Task prompt: Retype each line of the material exactly, please, skipping any picture in it.

___ Given data ___

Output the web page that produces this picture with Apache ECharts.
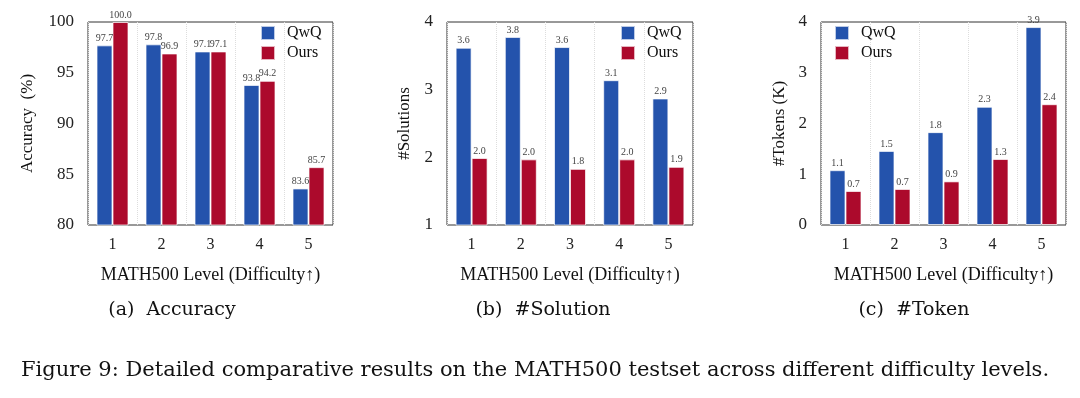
<!DOCTYPE html>
<html>
<head>
<meta charset="utf-8">
<script src="https://cdn.jsdelivr.net/npm/echarts@6/dist/echarts.min.js"></script>
<style>
  html, body { margin: 0; padding: 0; background: #fff; }
  #main { width: 1080px; height: 398px; }
</style>
</head>
<body>
<div id="main"></div>
<script>
// data
var levels = ['1', '2', '3', '4', '5'];
var acc_qwq = [97.7, 97.8, 97.1, 93.8, 83.6];
var acc_ours = [100.0, 96.9, 97.1, 94.2, 85.7];
var sol_qwq = [3.62, 3.78, 3.63, 3.14, 2.87];
var sol_ours = [1.99, 1.97, 1.83, 1.97, 1.86];
var tok_qwq = [1.08, 1.46, 1.83, 2.33, 3.90];
var tok_ours = [0.67, 0.71, 0.86, 1.30, 2.38];

var BLUE = '#2453AC';
var RED = '#AC0A2C';
var SERIF = '"Liberation Serif", "Times New Roman", serif';
var CAPFONT = '"DejaVu Serif", serif';

var myChart = echarts.init(document.getElementById('main'));

var grids = [
    { left: 88, top: 22, width: 245, height: 203 },
    { left: 447, top: 22, width: 246, height: 203 },
    { left: 821, top: 22, width: 245, height: 203 }
];
grids.forEach(function (g) {
    g.show = true;
    g.borderColor = '#333';
    g.borderWidth = 1;
    g.backgroundColor = 'transparent';
});

function xAxisFor(i) {
    return {
        type: 'category',
        gridIndex: i,
        data: levels,
        axisLine: { show: false },
        axisTick: { show: false },
        axisLabel: { fontFamily: SERIF, fontSize: 16, color: '#222', margin: 12 },
        splitLine: { show: true, lineStyle: { color: '#ddd', type: 'dotted', width: 1 } },
        name: 'MATH500 Level (Difficulty↑)',
        nameLocation: 'middle',
        nameGap: 41,
        nameTextStyle: { fontFamily: SERIF, fontSize: 18, color: '#111' }
    };
}

function yAxisFor(i, min, max, name, gap) {
    return {
        type: 'value',
        gridIndex: i,
        min: min,
        max: max,
        interval: i == 0 ? 5 : 1,
        axisLine: { show: false },
        axisTick: { show: false },
        splitLine: { show: false },
        axisLabel: { fontFamily: SERIF, fontSize: 17, color: '#222', margin: 14 },
        name: name,
        nameLocation: 'middle',
        nameGap: gap,
        nameTextStyle: { fontFamily: SERIF, fontSize: 17, color: '#111' }
    };
}

function barSeries(name, i, data, color) {
    return {
        name: name,
        type: 'bar',
        xAxisIndex: i,
        yAxisIndex: i,
        data: data,
        barWidth: 16,
        barGap: '0%',
        itemStyle: { color: color, borderColor: 'rgba(255,255,255,0.7)', borderWidth: 1 },
        label: {
            show: true,
            position: 'top',
            distance: 2,
            fontFamily: SERIF,
            fontSize: 10,
            color: '#444',
            formatter: function (p) { return p.value.toFixed(1); }
        }
    };
}

function legendAt(left) {
    return {
        orient: 'vertical',
        left: left,
        top: 25,
        padding: 0,
        itemWidth: 14,
        itemHeight: 14,
        itemGap: 4,
        icon: 'rect',
        data: ['QwQ', 'Ours'],
        textStyle: { fontFamily: SERIF, fontSize: 16, color: '#111', padding: [0, 0, 0, 7] },
        selectedMode: false
    };
}

var option = {
    animation: false,
    color: [BLUE, RED],
    grid: grids,
    legend: [legendAt(260), legendAt(620), legendAt(834)],
    xAxis: [xAxisFor(0), xAxisFor(1), xAxisFor(2)],
    yAxis: [
        yAxisFor(0, 80, 100, 'Accuracy  (%)', 52),
        yAxisFor(1, 1, 4, '#Solutions', 34),
        yAxisFor(2, 0, 4, '#Tokens (K)', 33)
    ],
    series: [
        barSeries('QwQ', 0, acc_qwq, BLUE),
        barSeries('Ours', 0, acc_ours, RED),
        barSeries('QwQ', 1, sol_qwq, BLUE),
        barSeries('Ours', 1, sol_ours, RED),
        barSeries('QwQ', 2, tok_qwq, BLUE),
        barSeries('Ours', 2, tok_ours, RED)
    ],
    graphic: [
        { type: 'text', style: { x: 172, y: 310, text: '(a)  Accuracy', textAlign: 'center', textVerticalAlign: 'middle', font: '19px ' + CAPFONT, fill: '#111' } },
        { type: 'text', style: { x: 543, y: 310, text: '(b)  #Solution', textAlign: 'center', textVerticalAlign: 'middle', font: '19px ' + CAPFONT, fill: '#111' } },
        { type: 'text', style: { x: 914, y: 310, text: '(c)  #Token', textAlign: 'center', textVerticalAlign: 'middle', font: '19px ' + CAPFONT, fill: '#111' } },
        { type: 'text', style: { x: 535, y: 371, text: 'Figure 9: Detailed comparative results on the MATH500 testset across different difficulty levels.', textAlign: 'center', textVerticalAlign: 'middle', font: '21px ' + CAPFONT, fill: '#111' } }
    ]
};

myChart.setOption(option);
</script>
</body>
</html>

___

Exercise response:
Output the web page that produces this picture with Apache ECharts.
<!DOCTYPE html>
<html>
<head>
<meta charset="utf-8">
<script src="https://cdn.jsdelivr.net/npm/echarts@6/dist/echarts.min.js"></script>
<style>
  html, body { margin: 0; padding: 0; background: #fff; }
  #main { width: 1080px; height: 398px; }
</style>
</head>
<body>
<div id="main"></div>
<script>
// data
var levels = ['1', '2', '3', '4', '5'];
var acc_qwq = [97.7, 97.8, 97.1, 93.8, 83.6];
var acc_ours = [100.0, 96.9, 97.1, 94.2, 85.7];
var sol_qwq = [3.62, 3.78, 3.63, 3.14, 2.87];
var sol_ours = [1.99, 1.97, 1.83, 1.97, 1.86];
var tok_qwq = [1.08, 1.46, 1.83, 2.33, 3.90];
var tok_ours = [0.67, 0.71, 0.86, 1.30, 2.38];

var BLUE = '#2453AC';
var RED = '#AC0A2C';
var SERIF = '"Liberation Serif", "Times New Roman", serif';
var CAPFONT = '"DejaVu Serif", serif';

var myChart = echarts.init(document.getElementById('main'));

var grids = [
    { left: 88, top: 22, width: 245, height: 203 },
    { left: 447, top: 22, width: 246, height: 203 },
    { left: 821, top: 22, width: 245, height: 203 }
];
grids.forEach(function (g) {
    g.show = true;
    g.borderColor = '#333';
    g.borderWidth = 1;
    g.backgroundColor = 'transparent';
});

function xAxisFor(i) {
    return {
        type: 'category',
        gridIndex: i,
        data: levels,
        axisLine: { show: false },
        axisTick: { show: false },
        axisLabel: { fontFamily: SERIF, fontSize: 16, color: '#222', margin: 12 },
        splitLine: { show: true, lineStyle: { color: '#ddd', type: 'dotted', width: 1 } },
        name: 'MATH500 Level (Difficulty↑)',
        nameLocation: 'middle',
        nameGap: 41,
        nameTextStyle: { fontFamily: SERIF, fontSize: 18, color: '#111' }
    };
}

function yAxisFor(i, min, max, name, gap) {
    return {
        type: 'value',
        gridIndex: i,
        min: min,
        max: max,
        interval: i == 0 ? 5 : 1,
        axisLine: { show: false },
        axisTick: { show: false },
        splitLine: { show: false },
        axisLabel: { fontFamily: SERIF, fontSize: 17, color: '#222', margin: 14 },
        name: name,
        nameLocation: 'middle',
        nameGap: gap,
        nameTextStyle: { fontFamily: SERIF, fontSize: 17, color: '#111' }
    };
}

function barSeries(name, i, data, color) {
    return {
        name: name,
        type: 'bar',
        xAxisIndex: i,
        yAxisIndex: i,
        data: data,
        barWidth: 16,
        barGap: '0%',
        itemStyle: { color: color, borderColor: 'rgba(255,255,255,0.7)', borderWidth: 1 },
        label: {
            show: true,
            position: 'top',
            distance: 2,
            fontFamily: SERIF,
            fontSize: 10,
            color: '#444',
            formatter: function (p) { return p.value.toFixed(1); }
        }
    };
}

function legendAt(left) {
    return {
        orient: 'vertical',
        left: left,
        top: 25,
        padding: 0,
        itemWidth: 14,
        itemHeight: 14,
        itemGap: 4,
        icon: 'rect',
        data: ['QwQ', 'Ours'],
        textStyle: { fontFamily: SERIF, fontSize: 16, color: '#111', padding: [0, 0, 0, 7] },
        selectedMode: false
    };
}

var option = {
    animation: false,
    color: [BLUE, RED],
    grid: grids,
    legend: [legendAt(260), legendAt(620), legendAt(834)],
    xAxis: [xAxisFor(0), xAxisFor(1), xAxisFor(2)],
    yAxis: [
        yAxisFor(0, 80, 100, 'Accuracy  (%)', 52),
        yAxisFor(1, 1, 4, '#Solutions', 34),
        yAxisFor(2, 0, 4, '#Tokens (K)', 33)
    ],
    series: [
        barSeries('QwQ', 0, acc_qwq, BLUE),
        barSeries('Ours', 0, acc_ours, RED),
        barSeries('QwQ', 1, sol_qwq, BLUE),
        barSeries('Ours', 1, sol_ours, RED),
        barSeries('QwQ', 2, tok_qwq, BLUE),
        barSeries('Ours', 2, tok_ours, RED)
    ],
    graphic: [
        { type: 'text', style: { x: 172, y: 310, text: '(a)  Accuracy', textAlign: 'center', textVerticalAlign: 'middle', font: '19px ' + CAPFONT, fill: '#111' } },
        { type: 'text', style: { x: 543, y: 310, text: '(b)  #Solution', textAlign: 'center', textVerticalAlign: 'middle', font: '19px ' + CAPFONT, fill: '#111' } },
        { type: 'text', style: { x: 914, y: 310, text: '(c)  #Token', textAlign: 'center', textVerticalAlign: 'middle', font: '19px ' + CAPFONT, fill: '#111' } },
        { type: 'text', style: { x: 535, y: 371, text: 'Figure 9: Detailed comparative results on the MATH500 testset across different difficulty levels.', textAlign: 'center', textVerticalAlign: 'middle', font: '21px ' + CAPFONT, fill: '#111' } }
    ]
};

myChart.setOption(option);
</script>
</body>
</html>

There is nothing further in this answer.